Following findings being projected in 2018 which suggested that the UK were responsible for 500 million tonnes of CO2 being released into the atmosphere every year, the government unveiled their net-zero emissions target for 2050 The plan, which has been drawn up in coincidence with the announcement from the United Nations, which proposed that a failure to reduce the carbon emissions produced by the world was going to have dire consequences for the climate, does not suggest that the UK will not produce anymore carbon emissions. It does, however, propose that any carbon emissions that the UK creates must either be offset or removed. The UN advised that unless CO2 emissions were stopped, danger beckoned.
BBC News spoke to the UK’s Climate minister, Claire Perry, who said: “The report was a really stark and sober piece of work — a good piece of work. Now we know what the goal is, and we know what some of the levers are. But for me, the constant question is: What is the cost and who’s going to bear that, both in the UK and in the global economy. The question is: what does government need to do, where can the private sector come in, and what technologies will come through?”
Here, Audi dealer, Vindis, examine the various ways in which they UK can help, and what can be done.
Fuels that are low in carbon
In order for the UK to be able to reduce the carbon emissions, business and the public need to start taking advantage of carbon-lighter alternatives.
The Guardian reported that in 2018 the UK’s renewable energy capacity was actually better than that of fossil fuels for the first time in history. With the amount of renewable capacity trebling in the same five-year period that fossil fuels decreased by one-third, the capacity of biomass, hydropower, solar and wind power hit 41.9 gigawatts. The capacity of gas, coal and oil-fired power plants recorded in at 41.2 gigawatts between July and September. The man who conducted the research, Dr Iain Staffell, pointed out: “Britain’s power system is slowly but surely walking away from fossil fuels, and [the quarter between July and September] saw a major milestone on the journey.”
Days without coal
The UK, in 2018, for the first time ever, was able to go three days without the use of any coal power stations. The official time stood at 76 consecutive hours. This was before a report from Imperial College London suggested that coal supplied only 1.3 per cent of Britain’s entire use of electricity during the second quarter of 2018. Furnaces based at coal-fired power stations throughout the country were completely unused for 12 days in June last year too.

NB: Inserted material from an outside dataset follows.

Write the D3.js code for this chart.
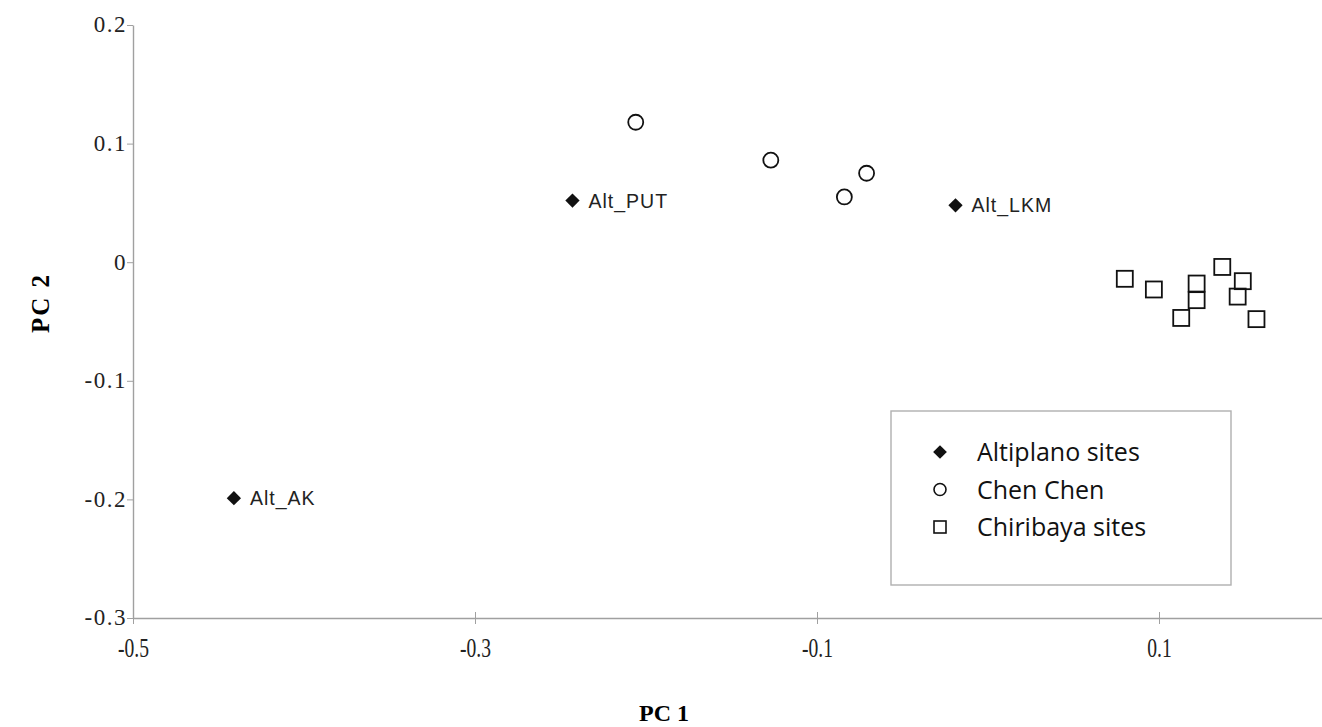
<!DOCTYPE html>
<html>
<head>
<meta charset="utf-8">
<script src="https://d3js.org/d3.v7.min.js"></script>
<style>
  body { margin: 0; background: #fff; }
</style>
</head>
<body>
<svg class="chart" width="1322" height="727"></svg>
<script>
    // data
    var altiplano = [
        {name: "Alt_AK", pc1: -0.441, pc2: -0.199},
        {name: "Alt_PUT", pc1: -0.243, pc2: 0.052},
        {name: "Alt_LKM", pc1: -0.019, pc2: 0.048}
    ]
    var chenChen = [
        {pc1: -0.206, pc2: 0.118},
        {pc1: -0.127, pc2: 0.086},
        {pc1: -0.071, pc2: 0.075},
        {pc1: -0.084, pc2: 0.055}
    ]
    var chiribaya = [
        {pc1: 0.080, pc2: -0.014},
        {pc1: 0.097, pc2: -0.023},
        {pc1: 0.122, pc2: -0.018},
        {pc1: 0.122, pc2: -0.032},
        {pc1: 0.113, pc2: -0.047},
        {pc1: 0.137, pc2: -0.004},
        {pc1: 0.149, pc2: -0.016},
        {pc1: 0.146, pc2: -0.029},
        {pc1: 0.157, pc2: -0.048}
    ]
    var xTicks = [-0.5, -0.3, -0.1, 0.1]
    var yTicks = [0.2, 0.1, 0, -0.1, -0.2, -0.3]
    var legendNames = ["Altiplano sites", "Chen Chen", "Chiribaya sites"]

    var svg = d3.select("svg")

    var xScale = d3.scaleLinear().domain([-0.5, 0.2]).range([133, 1330])
    var yScale = d3.scaleLinear().domain([-0.3, 0.2]).range([618, 25])

    var fmt = d => d === 0 ? "0" : d3.format(".1f")(d).replace("−", "-")

    // axes
    var xAxis = d3.axisBottom(xScale).tickValues(xTicks).tickSize(6).tickSizeOuter(0).tickFormat(fmt)
    var yAxis = d3.axisLeft(yScale).tickValues(yTicks).tickSize(6).tickSizeOuter(0).tickFormat(fmt)

    var gx = svg.append("g").attr("transform", "translate(0,618)").call(xAxis)
    var gy = svg.append("g").attr("transform", "translate(133,0)").call(yAxis)

    ;[gx, gy].forEach(g => {
        g.attr("font-size", null)
        g.select(".domain").attr("stroke", "#a0a0a0").attr("stroke-width", 1.4)
        g.selectAll(".tick line").attr("stroke", "#a0a0a0")
        g.selectAll(".tick text")
            .attr("fill", "#222")
            .attr("font-family", "'Liberation Serif', 'Times New Roman', serif")
            .attr("font-size", 23)
    })
    gx.selectAll(".tick line").attr("y1", -6)
    // x labels in the picture are tall and narrow
    gx.selectAll(".tick text").attr("dy", "0").attr("y", 39)
        .attr("font-size", 28)
        .attr("transform", "scale(0.7,1)")
    gy.selectAll(".tick text").attr("x", -6).attr("dy", "0.3em")
        .attr("letter-spacing", "1.5px")

    // axis titles
    svg.append("text")
        .attr("x", 664).attr("y", 721)
        .attr("text-anchor", "middle")
        .style("font-family", "'Liberation Serif', serif")
        .style("font-weight", "bold").style("font-size", "24px")
        .text("PC 1")
    svg.append("text")
        .attr("transform", "translate(49,303) rotate(-90)")
        .attr("text-anchor", "middle")
        .style("font-family", "'Liberation Serif', serif")
        .style("font-weight", "bold").style("font-size", "25px")
        .style("letter-spacing", "2px")
        .text("PC 2")

    var diamond = d3.symbol().type(d3.symbolDiamond2).size(130)

    // Chiribaya squares
    svg.append("g").selectAll("rect")
        .data(chiribaya)
        .enter()
        .append("rect")
        .attr("x", d => xScale(d.pc1) - 8)
        .attr("y", d => yScale(d.pc2) - 8)
        .attr("width", 16).attr("height", 16)
        .attr("fill", "none").attr("stroke", "#111").attr("stroke-width", 1.8)

    // Chen Chen circles
    svg.append("g").selectAll("circle")
        .data(chenChen)
        .enter()
        .append("circle")
        .attr("cx", d => xScale(d.pc1))
        .attr("cy", d => yScale(d.pc2))
        .attr("r", 7.5)
        .attr("fill", "#fff").attr("stroke", "#111").attr("stroke-width", 1.8)

    // Altiplano diamonds with labels
    var alt = svg.append("g").selectAll("g")
        .data(altiplano)
        .enter()
        .append("g")
        .attr("transform", d => `translate(${xScale(d.pc1)},${yScale(d.pc2)})`)
    alt.append("path").attr("d", diamond).attr("fill", "#111")
    alt.append("text")
        .attr("x", 16).attr("y", 7)
        .attr("fill", "#222")
        .style("font-family", "'Liberation Sans', Arial, sans-serif")
        .style("font-size", "19.5px")
        .style("letter-spacing", "1px")
        .text(d => d.name)

    // legend
    var legend = svg.append("g").attr("transform", "translate(891,411)")
    legend.append("rect")
        .attr("width", 340).attr("height", 174)
        .attr("fill", "#fff").attr("stroke", "#b0b0b0").attr("stroke-width", 1.4)
    var rows = legend.selectAll("g.row")
        .data(legendNames)
        .enter()
        .append("g")
        .attr("class", "row")
        .attr("transform", (d, i) => `translate(49,${41 + i * 37.5})`)
    rows.each(function (d, i) {
        var r = d3.select(this)
        if (i === 0) r.append("path").attr("d", d3.symbol().type(d3.symbolDiamond2).size(120)).attr("fill", "#111")
        else if (i === 1) r.append("circle").attr("r", 6).attr("fill", "none").attr("stroke", "#111").attr("stroke-width", 1.6)
        else r.append("rect").attr("x", -6).attr("y", -6).attr("width", 12).attr("height", 12)
            .attr("fill", "none").attr("stroke", "#111").attr("stroke-width", 1.6)
    })
    rows.append("text")
        .attr("x", 37).attr("y", 9)
        .attr("fill", "#111")
        .style("font-family", "'Open Sans', 'Noto Sans', sans-serif")
        .style("font-size", "25px")
        .text(d => d)
</script>
</body>
</html>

More fuel-efficient Vehicles
The UK’s announcement that the sale of all new ICE (Internal Combustion Engine) vehicles will be prohibited by 2040. It has already existed to change the buying habits of British motorists, with more alternative powered vehicles (e.g. LPG) on the rise.
In a review by Next Green Car, who examine the number of new car registrations in the UK, it became apparent that the number of plug ins registered in 2019 is more than 60 times that of what was registered in 2013.
Figures by the Society of Motor Manufacturers and Traders shows that there has been an increase. 500 electric vehicles were registered each month in the early part of 2014. This number climbed to an average of 5,000 per month throughout 2018.
Improvement in Infrastructure
An improvement in infrastructure has been funded by a combination of government and private business investment. It has allowed for more electric and hybrid vehicles to be on the roads. While the UK’s network of electric vehicle charging points was recorded in at just a few hundred units as of 2011, there were more than 5,800 charging locations, 9,800 charging devices, and 16,700 connectors installed by June 2018.
We are still years away from an entirely electric fleet. The latest vehicle data from the SMMT stated that the car registrations market share for January 2019 was 64.08 per cent petrol. 29.08 per cent was diesel and 6.84 per cent alternative-fuel vehicles. It appears that things are at least moving in the right direction.
Within an article published by the BBC in 2017, it became apparent that a considerable amount of energy wastage in the UK was at the fault of draughty buildings.
The UKGBC (Green Building Council) are an independent, non-for-profit organisation. It promotes sustainable building, and last year they issued a letter to the UK Parliament . It detailed that 25 million homes don’t meet the insulation standards being enforced in the mid-century. All 25 million will need renovating in order to meet the standards desired by the government. This is especially worrying as in government documents it states that at a similar time to the report being released, there were only slightly more than 27 million households in the UK. This means roughly 92% of houses at the time needed such insulation implemented. The rate of refurbishment stood at a rate of 1.4 homes needing to be worked on every minute as of the beginning of 2017.
Cutting carbon emissions aren’t the only benefit of better insulated buildings. The head of Green Building Council, Julie Hirigoyen, explains: “People will have warmer homes and lower bills; they will live longer, happier lives; we will be able to address climate change and carbon emissions. We will also be creating many thousands of jobs and exporting our best skills in innovation.”
These are just a handful of the ways that the UK is successfully driving down its carbon emissions. However, individually, a general reevaluation of your energy requirements can help your contribution.